The 80 year-old Jazzbo told me he remembers everything and he proceeded to prove it. Here are selected parts of our conversation:

 

HOWIE:

I believe many people of Oceanside remember you fondly, and that they would enjoy recapturing some of those memories by reading about you on the worldwide web. And I believe you deserve to continue to be remembered. Tell me, how did you get the name, “Jazzbo”?
         
 

JAZZBO:

I was a very sharp dresser in school ... so the other fellas called me 'jazzy.' After I started clowning in jr. high, someone introduced me in a show as “that man about town, that great Jazzy Bo.”

 

HOWIE:

What were some of the unusual things you did when appearing in our Oceanside Memorial Day parades?
         

JAZZBO:

In the early days of the parade after WWII, I created floats for it, like Iwo Jima. Sometimes, I wore costumes other than my clown clothes, for example, General Douglas MacArthur.

 

HOWIE:

Did anyone pay you for that?
         

JAZZBO:

No, it was all volunteer work, a labor of love.

 

HOWIE:

How were you able to drive the "JAZZMOBILE" with those big clown shoes on?
         

JAZZBO:

With great difficulty. It wasn’t easy.

 

HOWIE:

What other types of community or other local events might people remember seeing you at in the 1950s?
         

JAZZBO:

Mostly Kiwanis Club events. Once, I appeared as the Frankenstein monster. In 1957, I also organized the first daytime community-sponsored Halloween celebration for the Oceanside Recreation Department. I appeared at children’s birthday parties all over New York, New Jersey and Connecticut.

 

HOWIE:

Why was your identity kept secret when you played Clarabell?
         

JAZZBO:

I made personal appearances as Clarabell for several years when Bobby Nicholson* was playing him on the TV show. Bob Smith wanted the world to think there was only one Clarabell.

 

HOWIE:

One last question. How would you like to be remembered by the Oceanside residents of the 1950s, particularly the kids?
         

JAZZBO:

If I left my audience laughing, I was happy. I loved Oceanside.

 

We loved our little town, too, Jazzbo. You were an
important part of its history. And we remember you.

           

On behalf of our class, 1960 Sailors Association Inc. has arranged for Jazzbo to receive, as our gift, a copy of the pictorial history book, Oceanside, autographed by the author, our friend, Richie Woods (class of 1976).
                                                                              *_______________

Ed Tester (sans clown make-up) and his now late wife, Margie, on the occasion of their 60th wedding anniversary, October 4th, 2006.
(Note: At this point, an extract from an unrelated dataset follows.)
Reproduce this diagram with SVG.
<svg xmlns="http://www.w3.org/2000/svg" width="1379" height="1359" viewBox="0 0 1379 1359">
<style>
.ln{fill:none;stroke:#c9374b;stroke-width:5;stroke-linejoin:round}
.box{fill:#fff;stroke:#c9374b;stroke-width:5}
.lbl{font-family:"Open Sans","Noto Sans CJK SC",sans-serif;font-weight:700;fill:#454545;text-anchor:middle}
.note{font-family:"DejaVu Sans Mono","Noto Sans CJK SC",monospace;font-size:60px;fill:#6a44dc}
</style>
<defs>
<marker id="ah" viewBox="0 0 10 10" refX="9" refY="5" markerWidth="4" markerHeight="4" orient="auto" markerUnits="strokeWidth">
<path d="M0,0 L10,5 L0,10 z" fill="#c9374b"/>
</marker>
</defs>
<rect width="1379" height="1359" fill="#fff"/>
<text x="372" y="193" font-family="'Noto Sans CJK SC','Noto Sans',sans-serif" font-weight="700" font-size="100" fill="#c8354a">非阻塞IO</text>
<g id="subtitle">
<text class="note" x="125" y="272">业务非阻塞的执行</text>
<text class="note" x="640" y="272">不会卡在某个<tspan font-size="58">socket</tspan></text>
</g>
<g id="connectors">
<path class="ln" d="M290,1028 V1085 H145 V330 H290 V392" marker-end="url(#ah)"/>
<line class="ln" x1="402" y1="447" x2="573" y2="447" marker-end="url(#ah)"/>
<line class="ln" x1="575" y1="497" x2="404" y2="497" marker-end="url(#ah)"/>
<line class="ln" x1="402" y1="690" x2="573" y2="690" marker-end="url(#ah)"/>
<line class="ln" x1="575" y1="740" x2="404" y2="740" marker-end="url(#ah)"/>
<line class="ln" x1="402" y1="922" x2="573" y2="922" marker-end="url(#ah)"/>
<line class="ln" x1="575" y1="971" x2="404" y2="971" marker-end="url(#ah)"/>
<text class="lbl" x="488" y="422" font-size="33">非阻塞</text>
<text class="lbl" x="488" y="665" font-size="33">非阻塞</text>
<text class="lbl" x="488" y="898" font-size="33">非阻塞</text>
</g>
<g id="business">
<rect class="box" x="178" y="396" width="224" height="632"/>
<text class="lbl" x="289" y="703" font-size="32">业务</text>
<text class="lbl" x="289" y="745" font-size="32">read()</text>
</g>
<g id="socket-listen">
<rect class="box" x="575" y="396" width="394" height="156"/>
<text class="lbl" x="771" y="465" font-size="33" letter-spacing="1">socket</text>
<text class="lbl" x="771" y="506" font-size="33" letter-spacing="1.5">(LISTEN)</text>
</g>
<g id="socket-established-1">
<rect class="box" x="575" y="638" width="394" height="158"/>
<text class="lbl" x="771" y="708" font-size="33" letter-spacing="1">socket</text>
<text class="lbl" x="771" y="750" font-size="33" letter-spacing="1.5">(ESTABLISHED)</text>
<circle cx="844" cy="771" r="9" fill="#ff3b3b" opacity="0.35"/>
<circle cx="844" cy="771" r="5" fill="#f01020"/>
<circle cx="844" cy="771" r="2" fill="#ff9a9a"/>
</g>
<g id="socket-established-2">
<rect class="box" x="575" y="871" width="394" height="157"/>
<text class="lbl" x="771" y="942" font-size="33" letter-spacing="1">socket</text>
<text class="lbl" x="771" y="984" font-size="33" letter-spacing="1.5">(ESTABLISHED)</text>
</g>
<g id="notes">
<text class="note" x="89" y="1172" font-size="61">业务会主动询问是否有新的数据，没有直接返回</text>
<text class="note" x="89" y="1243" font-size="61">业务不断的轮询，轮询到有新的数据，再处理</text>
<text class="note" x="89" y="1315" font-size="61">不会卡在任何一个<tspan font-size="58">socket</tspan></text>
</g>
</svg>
Photo courtesy of Edmund "Jazzbo" Tester

 

EDITOR'S NOTE: A search through available internet and other published sources identified only three actors who played Clarabell during the history of the Howdy Doody Show from 1947 to 1960 (or subsequently), none of whom were Edmund Tester. The most famous was Bob Keeshan (who later became Captain Kangaroo), and then there were Bobby Nicholson and Lew Anderson (in that order).

   

2012 UPDATE on JAZZBO: The photograph at right was published in Newsday on October 4, 2012. It features Edmund Tester (our Jazzbo) still performing at age 85,  appearing, as he often did, as Oliver Hardy in a recent re-creation of a scene from the 1933 Laurel & Hardy classic, Sons of the Desert.  (At Tester's left is his friend, Larry Wolff.)